### To be done:
Reproduce the listing below exactly, beginning with its first line and ending with the line that holds "const ruralMean = 1137;"; pictures are not part of the copy.

------ Data for processing ------

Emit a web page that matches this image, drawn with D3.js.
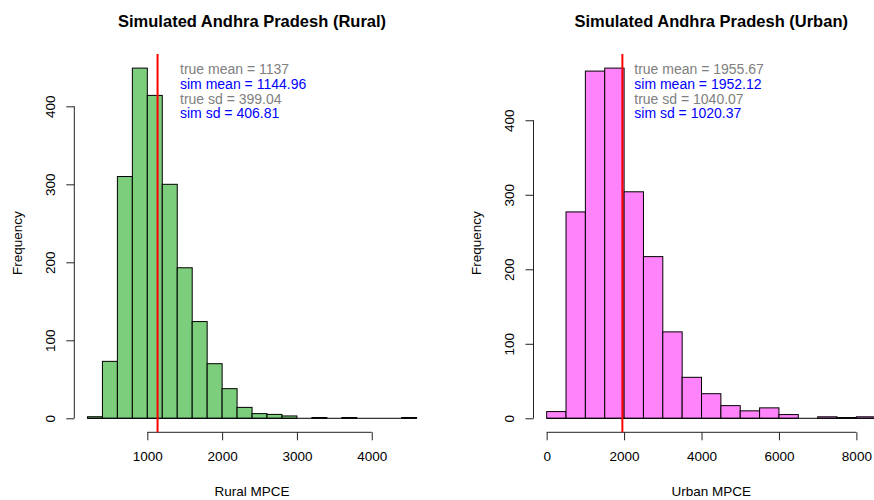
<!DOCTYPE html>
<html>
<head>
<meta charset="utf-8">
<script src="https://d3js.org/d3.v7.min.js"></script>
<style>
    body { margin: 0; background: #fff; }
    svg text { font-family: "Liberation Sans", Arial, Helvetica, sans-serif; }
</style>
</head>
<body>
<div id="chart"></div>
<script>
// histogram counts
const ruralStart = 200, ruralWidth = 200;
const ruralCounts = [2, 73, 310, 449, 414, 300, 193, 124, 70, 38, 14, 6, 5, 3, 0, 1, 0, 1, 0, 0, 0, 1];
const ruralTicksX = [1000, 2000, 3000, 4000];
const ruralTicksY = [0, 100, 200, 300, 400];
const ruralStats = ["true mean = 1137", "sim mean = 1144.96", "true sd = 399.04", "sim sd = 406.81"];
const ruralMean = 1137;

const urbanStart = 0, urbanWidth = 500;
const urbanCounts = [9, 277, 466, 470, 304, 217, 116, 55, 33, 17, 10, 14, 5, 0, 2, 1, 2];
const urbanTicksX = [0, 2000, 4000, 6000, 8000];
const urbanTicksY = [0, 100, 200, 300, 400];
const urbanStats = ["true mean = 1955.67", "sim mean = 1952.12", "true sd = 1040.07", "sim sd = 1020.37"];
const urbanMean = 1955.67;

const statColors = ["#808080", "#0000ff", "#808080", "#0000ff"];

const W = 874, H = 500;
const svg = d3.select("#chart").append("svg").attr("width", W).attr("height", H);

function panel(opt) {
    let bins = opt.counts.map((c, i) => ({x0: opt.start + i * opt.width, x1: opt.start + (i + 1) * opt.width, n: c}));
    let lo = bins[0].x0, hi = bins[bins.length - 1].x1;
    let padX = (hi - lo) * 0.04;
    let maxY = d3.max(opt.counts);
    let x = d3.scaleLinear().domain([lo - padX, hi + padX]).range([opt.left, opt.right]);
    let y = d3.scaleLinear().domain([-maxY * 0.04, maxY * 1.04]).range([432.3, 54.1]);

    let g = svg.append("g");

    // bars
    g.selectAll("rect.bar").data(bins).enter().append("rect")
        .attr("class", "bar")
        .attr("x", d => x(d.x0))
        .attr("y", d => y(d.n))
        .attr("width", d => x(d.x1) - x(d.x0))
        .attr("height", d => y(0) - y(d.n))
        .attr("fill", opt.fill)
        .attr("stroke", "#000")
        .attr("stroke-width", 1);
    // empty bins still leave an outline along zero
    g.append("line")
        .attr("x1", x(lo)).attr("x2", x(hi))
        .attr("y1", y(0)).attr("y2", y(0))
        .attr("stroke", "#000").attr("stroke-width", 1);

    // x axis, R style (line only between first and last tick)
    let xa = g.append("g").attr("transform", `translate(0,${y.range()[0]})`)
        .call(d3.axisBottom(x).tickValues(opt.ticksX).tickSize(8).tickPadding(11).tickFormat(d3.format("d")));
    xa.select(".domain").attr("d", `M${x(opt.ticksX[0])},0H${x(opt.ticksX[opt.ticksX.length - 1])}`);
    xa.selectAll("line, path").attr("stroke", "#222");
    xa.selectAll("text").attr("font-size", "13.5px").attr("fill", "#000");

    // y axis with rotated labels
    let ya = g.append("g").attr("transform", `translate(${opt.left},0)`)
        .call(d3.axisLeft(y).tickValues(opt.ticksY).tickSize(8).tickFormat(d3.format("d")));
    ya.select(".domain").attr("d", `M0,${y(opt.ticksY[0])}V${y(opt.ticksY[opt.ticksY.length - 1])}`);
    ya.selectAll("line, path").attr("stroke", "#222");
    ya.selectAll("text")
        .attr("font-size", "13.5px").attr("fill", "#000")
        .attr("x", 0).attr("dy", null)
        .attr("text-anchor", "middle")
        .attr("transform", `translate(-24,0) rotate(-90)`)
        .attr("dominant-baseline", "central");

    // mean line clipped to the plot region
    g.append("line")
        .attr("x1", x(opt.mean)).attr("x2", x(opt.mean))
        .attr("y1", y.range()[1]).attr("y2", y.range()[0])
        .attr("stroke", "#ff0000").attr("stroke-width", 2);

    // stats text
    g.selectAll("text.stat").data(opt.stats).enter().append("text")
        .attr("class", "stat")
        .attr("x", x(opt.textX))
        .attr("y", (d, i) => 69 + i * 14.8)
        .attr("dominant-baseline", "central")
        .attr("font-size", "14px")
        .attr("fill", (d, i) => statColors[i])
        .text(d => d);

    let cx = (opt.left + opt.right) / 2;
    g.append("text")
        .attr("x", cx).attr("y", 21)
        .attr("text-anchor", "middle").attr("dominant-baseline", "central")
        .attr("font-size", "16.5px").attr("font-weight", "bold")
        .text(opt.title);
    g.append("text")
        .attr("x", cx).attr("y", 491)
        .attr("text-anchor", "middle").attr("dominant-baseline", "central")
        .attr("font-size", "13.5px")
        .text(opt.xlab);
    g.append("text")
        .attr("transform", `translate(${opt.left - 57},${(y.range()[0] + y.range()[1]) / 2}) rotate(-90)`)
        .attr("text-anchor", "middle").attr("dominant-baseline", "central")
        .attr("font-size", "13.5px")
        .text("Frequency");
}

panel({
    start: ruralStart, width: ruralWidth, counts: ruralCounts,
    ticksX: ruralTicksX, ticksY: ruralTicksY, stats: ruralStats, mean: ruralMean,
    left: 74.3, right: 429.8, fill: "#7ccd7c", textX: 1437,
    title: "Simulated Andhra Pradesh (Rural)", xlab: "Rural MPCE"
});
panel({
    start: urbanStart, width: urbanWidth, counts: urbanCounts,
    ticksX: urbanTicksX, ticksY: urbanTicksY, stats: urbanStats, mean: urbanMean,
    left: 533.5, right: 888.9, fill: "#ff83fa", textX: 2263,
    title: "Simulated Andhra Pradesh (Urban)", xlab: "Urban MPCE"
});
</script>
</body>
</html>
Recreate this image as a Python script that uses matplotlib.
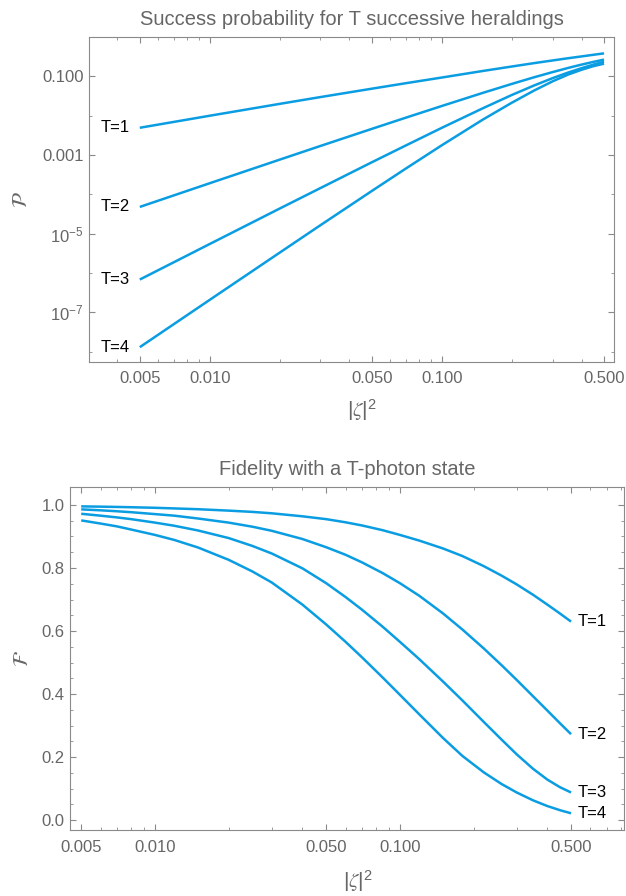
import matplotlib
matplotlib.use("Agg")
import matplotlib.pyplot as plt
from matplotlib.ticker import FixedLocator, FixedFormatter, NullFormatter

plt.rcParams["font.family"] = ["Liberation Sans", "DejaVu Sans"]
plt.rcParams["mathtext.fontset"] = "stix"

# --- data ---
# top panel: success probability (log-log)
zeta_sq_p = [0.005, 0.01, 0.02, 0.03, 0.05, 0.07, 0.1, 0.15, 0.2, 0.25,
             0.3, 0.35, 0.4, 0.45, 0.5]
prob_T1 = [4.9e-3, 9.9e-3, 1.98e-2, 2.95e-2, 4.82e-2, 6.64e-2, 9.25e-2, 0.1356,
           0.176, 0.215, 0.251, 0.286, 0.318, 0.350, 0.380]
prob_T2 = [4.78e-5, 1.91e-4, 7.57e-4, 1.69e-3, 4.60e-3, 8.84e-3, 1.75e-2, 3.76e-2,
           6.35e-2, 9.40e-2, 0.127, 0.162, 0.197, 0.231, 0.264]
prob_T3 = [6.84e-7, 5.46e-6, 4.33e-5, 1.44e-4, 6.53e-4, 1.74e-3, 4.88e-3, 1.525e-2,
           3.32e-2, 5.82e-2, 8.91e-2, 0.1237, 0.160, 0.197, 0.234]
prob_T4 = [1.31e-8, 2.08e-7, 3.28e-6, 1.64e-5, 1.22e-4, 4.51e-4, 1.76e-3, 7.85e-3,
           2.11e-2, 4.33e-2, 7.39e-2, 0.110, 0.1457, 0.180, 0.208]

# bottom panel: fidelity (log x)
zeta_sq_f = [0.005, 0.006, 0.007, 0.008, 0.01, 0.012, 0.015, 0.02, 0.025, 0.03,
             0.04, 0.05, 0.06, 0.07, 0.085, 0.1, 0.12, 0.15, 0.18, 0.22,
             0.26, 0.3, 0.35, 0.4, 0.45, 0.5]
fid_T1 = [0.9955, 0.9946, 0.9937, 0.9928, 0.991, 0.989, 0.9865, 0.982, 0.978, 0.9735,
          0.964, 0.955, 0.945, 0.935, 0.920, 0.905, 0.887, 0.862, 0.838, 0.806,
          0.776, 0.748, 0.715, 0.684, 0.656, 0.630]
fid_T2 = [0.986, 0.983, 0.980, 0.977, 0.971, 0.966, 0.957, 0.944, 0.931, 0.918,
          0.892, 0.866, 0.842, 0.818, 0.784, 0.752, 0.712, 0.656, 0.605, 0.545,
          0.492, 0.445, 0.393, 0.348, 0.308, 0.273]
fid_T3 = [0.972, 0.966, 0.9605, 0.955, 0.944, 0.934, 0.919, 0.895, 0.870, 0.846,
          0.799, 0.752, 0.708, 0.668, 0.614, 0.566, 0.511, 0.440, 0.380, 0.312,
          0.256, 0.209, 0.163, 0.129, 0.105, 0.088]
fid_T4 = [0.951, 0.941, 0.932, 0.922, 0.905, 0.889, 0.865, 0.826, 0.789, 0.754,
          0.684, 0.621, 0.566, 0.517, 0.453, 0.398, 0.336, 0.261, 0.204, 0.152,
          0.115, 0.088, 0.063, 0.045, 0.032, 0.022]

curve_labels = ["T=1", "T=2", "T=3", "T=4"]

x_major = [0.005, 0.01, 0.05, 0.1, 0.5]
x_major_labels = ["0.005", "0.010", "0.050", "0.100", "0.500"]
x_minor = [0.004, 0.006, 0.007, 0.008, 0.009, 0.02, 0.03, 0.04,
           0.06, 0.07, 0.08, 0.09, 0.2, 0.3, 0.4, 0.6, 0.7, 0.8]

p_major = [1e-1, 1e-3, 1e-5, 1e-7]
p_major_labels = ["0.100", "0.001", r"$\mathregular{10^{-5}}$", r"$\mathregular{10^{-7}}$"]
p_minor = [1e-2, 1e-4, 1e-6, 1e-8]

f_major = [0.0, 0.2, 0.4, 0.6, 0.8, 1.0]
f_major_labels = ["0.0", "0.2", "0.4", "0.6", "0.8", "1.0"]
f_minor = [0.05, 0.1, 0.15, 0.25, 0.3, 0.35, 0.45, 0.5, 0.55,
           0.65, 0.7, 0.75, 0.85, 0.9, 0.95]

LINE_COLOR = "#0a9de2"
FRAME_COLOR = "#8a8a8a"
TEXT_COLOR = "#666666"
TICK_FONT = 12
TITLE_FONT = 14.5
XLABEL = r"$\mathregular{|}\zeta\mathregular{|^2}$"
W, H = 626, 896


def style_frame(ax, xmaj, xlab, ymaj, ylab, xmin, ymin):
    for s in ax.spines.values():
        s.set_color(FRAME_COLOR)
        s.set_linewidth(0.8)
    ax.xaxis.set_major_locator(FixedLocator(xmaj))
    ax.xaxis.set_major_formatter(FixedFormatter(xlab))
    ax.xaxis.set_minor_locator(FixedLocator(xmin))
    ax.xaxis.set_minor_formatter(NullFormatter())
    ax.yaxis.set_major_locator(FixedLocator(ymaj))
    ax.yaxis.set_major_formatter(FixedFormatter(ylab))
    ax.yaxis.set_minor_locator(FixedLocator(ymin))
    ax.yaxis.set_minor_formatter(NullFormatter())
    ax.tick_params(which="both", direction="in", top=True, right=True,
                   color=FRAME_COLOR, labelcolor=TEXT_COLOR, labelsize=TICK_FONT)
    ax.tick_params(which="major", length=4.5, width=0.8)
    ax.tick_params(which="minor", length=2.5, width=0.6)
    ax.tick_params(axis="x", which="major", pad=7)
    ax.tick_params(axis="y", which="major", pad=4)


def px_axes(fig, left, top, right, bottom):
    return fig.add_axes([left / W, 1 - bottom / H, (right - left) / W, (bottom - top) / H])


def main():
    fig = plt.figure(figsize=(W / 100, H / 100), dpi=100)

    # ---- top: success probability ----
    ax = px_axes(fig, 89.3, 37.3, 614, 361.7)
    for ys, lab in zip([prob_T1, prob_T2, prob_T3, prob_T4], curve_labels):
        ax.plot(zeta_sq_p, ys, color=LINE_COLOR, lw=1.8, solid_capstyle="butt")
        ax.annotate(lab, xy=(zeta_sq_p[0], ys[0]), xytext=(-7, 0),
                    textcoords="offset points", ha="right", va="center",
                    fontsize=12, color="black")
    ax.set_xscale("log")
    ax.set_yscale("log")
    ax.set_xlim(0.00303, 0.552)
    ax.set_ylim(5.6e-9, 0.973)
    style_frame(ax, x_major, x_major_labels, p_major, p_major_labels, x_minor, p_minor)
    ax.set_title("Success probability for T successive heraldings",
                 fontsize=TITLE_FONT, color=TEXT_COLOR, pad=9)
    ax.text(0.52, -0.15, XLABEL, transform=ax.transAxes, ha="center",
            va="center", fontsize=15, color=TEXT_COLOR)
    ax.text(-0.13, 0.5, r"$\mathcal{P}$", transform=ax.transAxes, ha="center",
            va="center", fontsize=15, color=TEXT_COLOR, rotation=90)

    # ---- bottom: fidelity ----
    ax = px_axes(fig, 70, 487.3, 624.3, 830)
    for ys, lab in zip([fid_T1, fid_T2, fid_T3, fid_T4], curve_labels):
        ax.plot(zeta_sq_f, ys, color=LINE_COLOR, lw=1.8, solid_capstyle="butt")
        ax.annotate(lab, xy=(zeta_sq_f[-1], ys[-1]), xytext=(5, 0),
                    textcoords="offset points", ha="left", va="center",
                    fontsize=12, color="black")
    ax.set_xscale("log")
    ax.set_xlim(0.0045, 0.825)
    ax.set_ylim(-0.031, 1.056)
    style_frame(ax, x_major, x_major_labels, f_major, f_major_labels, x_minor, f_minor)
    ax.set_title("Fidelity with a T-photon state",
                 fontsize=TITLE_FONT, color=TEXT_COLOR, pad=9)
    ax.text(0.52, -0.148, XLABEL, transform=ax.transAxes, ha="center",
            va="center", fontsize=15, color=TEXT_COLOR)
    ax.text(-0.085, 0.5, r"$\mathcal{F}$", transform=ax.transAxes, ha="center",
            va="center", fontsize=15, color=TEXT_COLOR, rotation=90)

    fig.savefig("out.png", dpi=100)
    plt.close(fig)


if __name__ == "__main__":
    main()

------

### Response to the task:
Emit a web page that matches this image, drawn with D3.js.
<!DOCTYPE html>
<html>
<head>
<meta charset="utf-8">
<script src="https://d3js.org/d3.v7.min.js"></script>
<style>
    body { margin: 0; background: #fff; }
    svg text { font-family: "Liberation Sans", Arial, Helvetica, sans-serif; }
</style>
</head>
<body>
<div id="chart"></div>
<script>
// histogram counts
const ruralStart = 200, ruralWidth = 200;
const ruralCounts = [2, 73, 310, 449, 414, 300, 193, 124, 70, 38, 14, 6, 5, 3, 0, 1, 0, 1, 0, 0, 0, 1];
const ruralTicksX = [1000, 2000, 3000, 4000];
const ruralTicksY = [0, 100, 200, 300, 400];
const ruralStats = ["true mean = 1137", "sim mean = 1144.96", "true sd = 399.04", "sim sd = 406.81"];
const ruralMean = 1137;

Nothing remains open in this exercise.